Le certificat en langue autochtone et alphabétisation des Autochtones (30 crédits) est avant tout destiné aux étudiants algonquins, cris, inuits, micmacs et mohawks qui enseigneront la langue de leur peuple.
« Ce programme est très populaire et connaît un franc succès », se réjouit Jim Howden.
Des revitalisations réussies
Selon Jessica Coon, du Département de linguistique de McGill, une substitution linguistique peut survenir rapidement.
« En règle générale, on parle de trois générations, dont une qui parle couramment la langue », explique-t-elle. Parfois, les enfants de la première génération n’apprennent que l’anglais à l’école et deviennent des « locuteurs passifs » de la langue maternelle : ils répondent à leurs parents en anglais et ne transmettent pas la langue à leurs enfants.
« Cette génération intermédiaire suffit à enclencher le processus, qui est plutôt rapide », précise-t-elle à propos de la disparition d’une langue.
« Et ce n’est pas évident tout de suite, car les membres de cette génération comprennent la langue. Ils l’utilisent parfois pour éviter de contrarier leurs interlocuteurs, mais en ne la transmettant pas à leurs enfants, ils signent son arrêt de mort. »
Or, il y a aussi de belles réussites en matière de revitalisation des langues autochtones.
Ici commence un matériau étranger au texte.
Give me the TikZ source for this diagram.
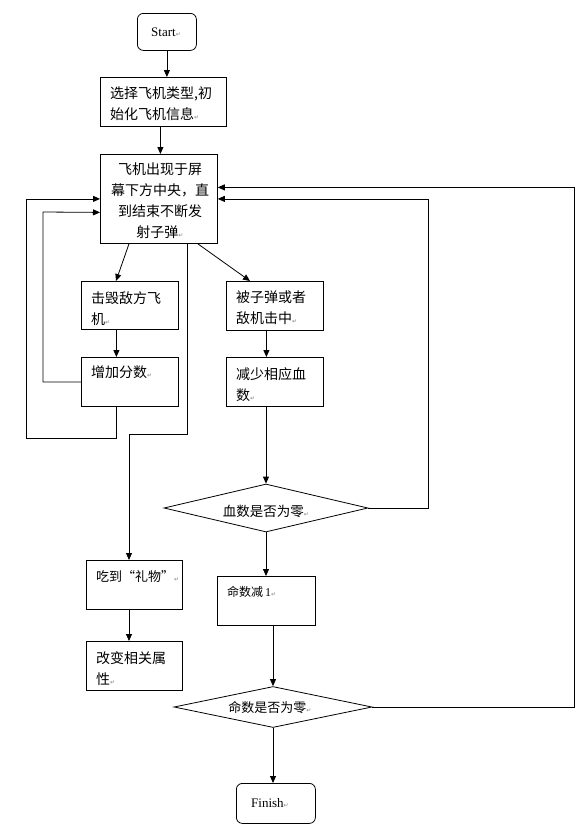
\documentclass[tikz,border=0pt]{standalone}
\usepackage{fontspec}
\setmainfont{Liberation Serif}
\newfontfamily\cjk{Noto Sans CJK SC}
\newfontfamily\retfont{DejaVu Sans}
\usetikzlibrary{arrows.meta,shapes.geometric,calc}
\newcommand{\retmark}{{\retfont\fontsize{6}{6}\selectfont\textcolor{gray}{↵}}}
\begin{document}
\begin{tikzpicture}[x=1pt,y=-1pt,
  box/.style={draw,line width=0.8pt,inner sep=0,anchor=north west},
  term/.style={box,rounded corners=6pt},
  dia/.style={draw,line width=0.8pt,diamond,inner sep=0},
  txt/.style={font=\cjk\fontsize{14}{21}\selectfont,inner sep=0,align=left,anchor=north west},
  lat/.style={font=\fontsize{13}{16}\selectfont,inner sep=0},
  arr/.style={line width=0.8pt,-{Triangle[length=7pt,width=6pt]}},
  ln/.style={line width=0.8pt}]
\useasboundingbox (0,0) rectangle (586,831);
% boxes
\node[term,minimum width=59pt,minimum height=37pt] (start) at (137,13) {};
\node[lat] (tstart) at (166,32) {Start\retmark};
\node[box,minimum width=126pt,minimum height=49pt] (b1) at (100,77) {};
\node[txt] (t1) at (110,87) {选择飞机类型,初\\始化飞机信息\retmark};
\node[box,minimum width=117pt,minimum height=89pt] (b2) at (100,154) {};
\node[txt,align=center,anchor=north] (t2) at (160,163) {飞机出现于屏\\幕下方中央，直\\到结束不断发\\射子弹\retmark};
\node[box,minimum width=97pt,minimum height=48pt] (b3) at (81,281) {};
\node[txt] (t3) at (91,291) {击毁敌方飞\\机\retmark};
\node[box,minimum width=97pt,minimum height=49pt] (b4) at (81,357) {};
\node[txt] (t4) at (91,366) {增加分数\retmark};
\node[box,minimum width=97pt,minimum height=49pt] (b5) at (226,281) {};
\node[txt] (t5) at (236,291) {被子弹或者\\敌机击中\retmark};
\node[box,minimum width=97pt,minimum height=49pt] (b6) at (226,357) {};
\node[txt] (t6) at (236,367) {减少相应血\\数\retmark};
\node[dia,minimum width=204pt,minimum height=48pt] (d1) at (266,508) {};
\node[txt,anchor=center,font=\cjk\fontsize{13.5}{20}\selectfont] (td1) at (266,511) {血数是否为零\retmark};
\node[box,minimum width=98pt,minimum height=49pt] (b7) at (217,576) {};
\node[txt,font=\cjk\fontsize{12}{20}\selectfont] (t7) at (227,586) {命数减\,{\rmfamily 1}\retmark};
\node[dia,minimum width=198pt,minimum height=41pt] (d2) at (273,707) {};
\node[txt,anchor=center,font=\cjk\fontsize{13}{20}\selectfont] (td2) at (270,708) {命数是否为零\retmark};
\node[term,minimum width=79pt,minimum height=40pt] (finish) at (236,783) {};
\node[lat] (tfin) at (270,803) {Finish\retmark};
\node[box,minimum width=96pt,minimum height=49pt] (b8) at (86,560) {};
\node[txt,font=\cjk\fontsize{13}{20}\selectfont] (t8) at (96,570) {吃到“礼物”\retmark};
\node[box,minimum width=96pt,minimum height=49pt] (b9) at (86,641) {};
\node[txt] (t9) at (96,651) {改变相关属\\性\retmark};
% helper coordinates
\coordinate (l1) at (43,212);
\coordinate (l2) at (26,438);
\coordinate (g1) at (129,434);
\coordinate (r1) at (428,0);
\coordinate (r2) at (574,0);
\coordinate (b2e2) at ([yshift=11.5pt]b2.east);
% connectors
\draw[arr] (start.south) -- (start.south |- b1.north);
\draw[arr] ([xshift=-3pt]b1.south) -- ([xshift=-3pt]b1.south |- b2.north);
\draw[arr] ([xshift=29pt]b2.south west) -- ([xshift=35pt]b3.north west);
\draw[arr] ([xshift=-20pt]b2.south east) -- ([xshift=24pt]b5.north west);
\draw[arr] ([xshift=-30pt]b2.south east) |- (g1) -- (b8.north -| g1);
\draw[arr] ([xshift=-13.5pt]b3.south) -- ([xshift=-13.5pt]b4.north);
\draw[arr] (b4.west) -| (l1) -- ([yshift=-13.5pt]b2.west);
\draw[arr] ([xshift=-13.5pt]b4.south) |- (l2) |- (b2.west);
\draw[arr] ([xshift=-8.5pt]b5.south) -- ([xshift=-8.5pt]b5.south |- b6.north);
\draw[arr] (b6.south -| d1.north) -- (d1.north);
\draw[arr] (d1.east) -| (r1 |- b2.east) -- (b2.east);
\draw[arr] (d1.south) -- (d1.south |- b7.north);
\draw[arr] (b7.south -| d2.north) -- (d2.north);
\draw[arr] (d2.east) -| (r2 |- b2e2) -- (b2e2);
\draw[arr] (d2.south) -- (d2.south |- finish.north);
\draw[arr] (b8.south -| g1) -- (b9.north -| g1);
\end{tikzpicture}
\end{document}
Mme Coon souligne les efforts pour faire revivre l’hawaïen et le maori, en Nouvelle-Zélande, où on a fait la promotion du foyer de revitalisation linguistique pour les jeunes enfants.
Selon elle, la revitalisation des langues est un processus complexe qui nécessite une approche globale. « Il faut miser sur une véritable approche multidimensionnelle de promotion de la langue dans la communauté. »
Au pays, la proportion de locuteurs d’une langue autochtone qui l’ont appris comme langue seconde est passée de 18 % en 1996 à 26 % en 2016, selon Statistique Canada.
Kahtehrón:ni Iris Stacey est l’instigatrice d’un plan quinquennal de revitalisation de la langue à Kahnawake, qui compte de nombreux locuteurs de langue seconde grâce au programme d’immersion pour adultes.
« Tous ces efforts ont aussi permis de former de nouveaux locuteurs de langue maternelle. »
La langue intergénérationnelle à la maison est aussi une priorité pour la communauté, ajoute-t-elle.
« Nous commençons à en parler et à songer à la suite des choses de manière réfléchie et critique, afin de tabler sur nos bons coups. »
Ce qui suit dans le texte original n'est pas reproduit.